--- Task description ---
In the data below, locate each line with the word "matplotlib" and list it.

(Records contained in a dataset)
* START *

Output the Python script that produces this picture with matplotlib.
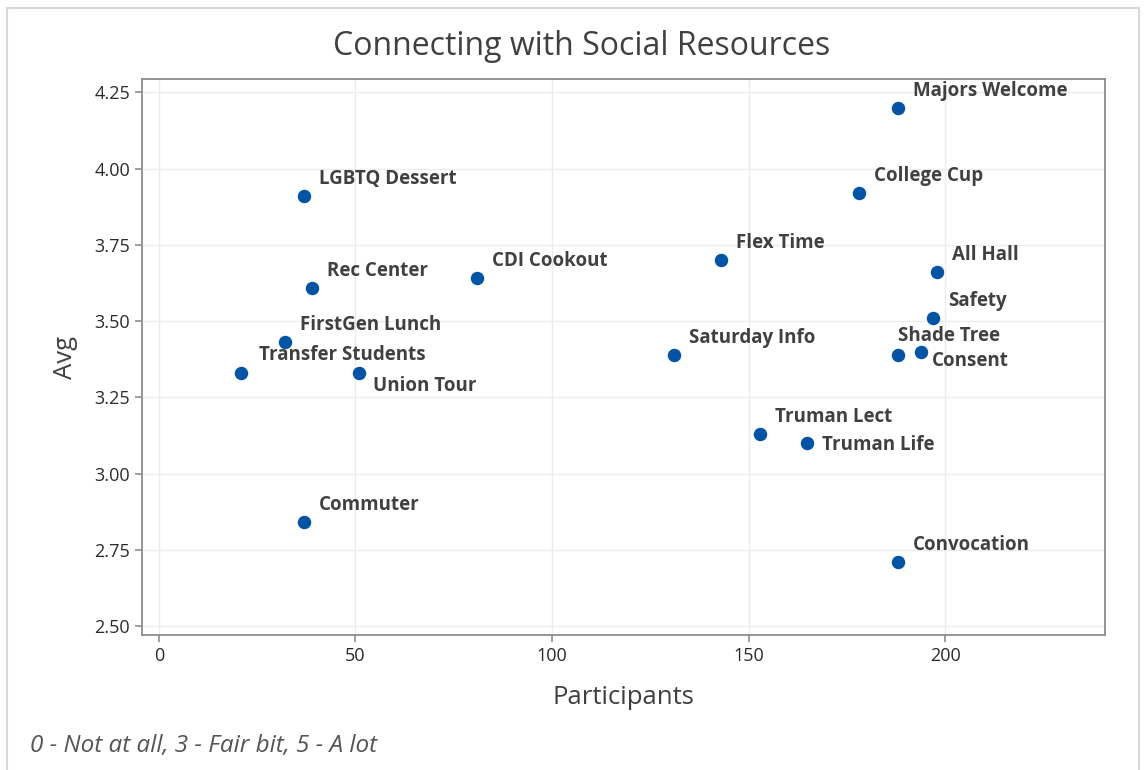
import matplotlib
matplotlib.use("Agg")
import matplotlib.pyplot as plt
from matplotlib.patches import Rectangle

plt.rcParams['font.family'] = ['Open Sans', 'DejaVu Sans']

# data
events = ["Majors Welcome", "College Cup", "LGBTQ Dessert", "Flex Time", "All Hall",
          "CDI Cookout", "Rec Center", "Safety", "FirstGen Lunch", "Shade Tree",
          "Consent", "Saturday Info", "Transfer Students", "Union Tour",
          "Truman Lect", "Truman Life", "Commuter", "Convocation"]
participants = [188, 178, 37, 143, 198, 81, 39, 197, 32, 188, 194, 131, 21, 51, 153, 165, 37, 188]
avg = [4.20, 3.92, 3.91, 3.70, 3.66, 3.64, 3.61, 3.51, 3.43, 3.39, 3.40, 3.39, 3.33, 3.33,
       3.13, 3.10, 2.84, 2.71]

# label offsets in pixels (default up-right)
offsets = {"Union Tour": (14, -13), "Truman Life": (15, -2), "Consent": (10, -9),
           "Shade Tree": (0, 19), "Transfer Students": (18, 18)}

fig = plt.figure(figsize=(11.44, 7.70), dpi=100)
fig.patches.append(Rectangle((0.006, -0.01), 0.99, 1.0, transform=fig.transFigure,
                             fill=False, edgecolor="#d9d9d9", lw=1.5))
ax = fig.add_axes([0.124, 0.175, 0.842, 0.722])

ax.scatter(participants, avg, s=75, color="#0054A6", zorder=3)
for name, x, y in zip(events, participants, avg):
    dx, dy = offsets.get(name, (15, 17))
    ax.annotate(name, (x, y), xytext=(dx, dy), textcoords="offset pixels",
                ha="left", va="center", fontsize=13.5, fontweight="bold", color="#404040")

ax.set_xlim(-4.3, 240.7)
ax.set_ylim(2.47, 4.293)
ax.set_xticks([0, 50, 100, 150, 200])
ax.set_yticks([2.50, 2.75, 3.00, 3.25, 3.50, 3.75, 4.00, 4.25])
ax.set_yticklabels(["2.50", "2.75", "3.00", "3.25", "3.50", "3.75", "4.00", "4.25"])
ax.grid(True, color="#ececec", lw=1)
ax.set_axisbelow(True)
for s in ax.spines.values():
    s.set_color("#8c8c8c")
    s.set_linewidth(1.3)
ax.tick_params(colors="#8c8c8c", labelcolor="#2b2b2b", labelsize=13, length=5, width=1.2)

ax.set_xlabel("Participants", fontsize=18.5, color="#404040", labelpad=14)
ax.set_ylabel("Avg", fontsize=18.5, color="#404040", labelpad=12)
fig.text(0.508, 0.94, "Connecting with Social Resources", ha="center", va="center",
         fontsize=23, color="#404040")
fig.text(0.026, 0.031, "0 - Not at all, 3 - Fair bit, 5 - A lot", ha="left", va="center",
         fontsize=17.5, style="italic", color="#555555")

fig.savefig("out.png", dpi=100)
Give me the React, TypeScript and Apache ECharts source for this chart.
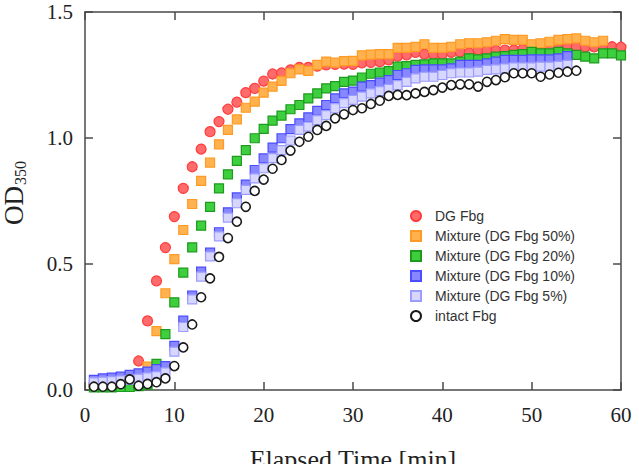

* END *

--- Exercise response ---
Output the Python script that produces this picture with matplotlib.
import matplotlib
matplotlib.use("Agg")
import matplotlib.pyplot as plt
from matplotlib.patches import Rectangle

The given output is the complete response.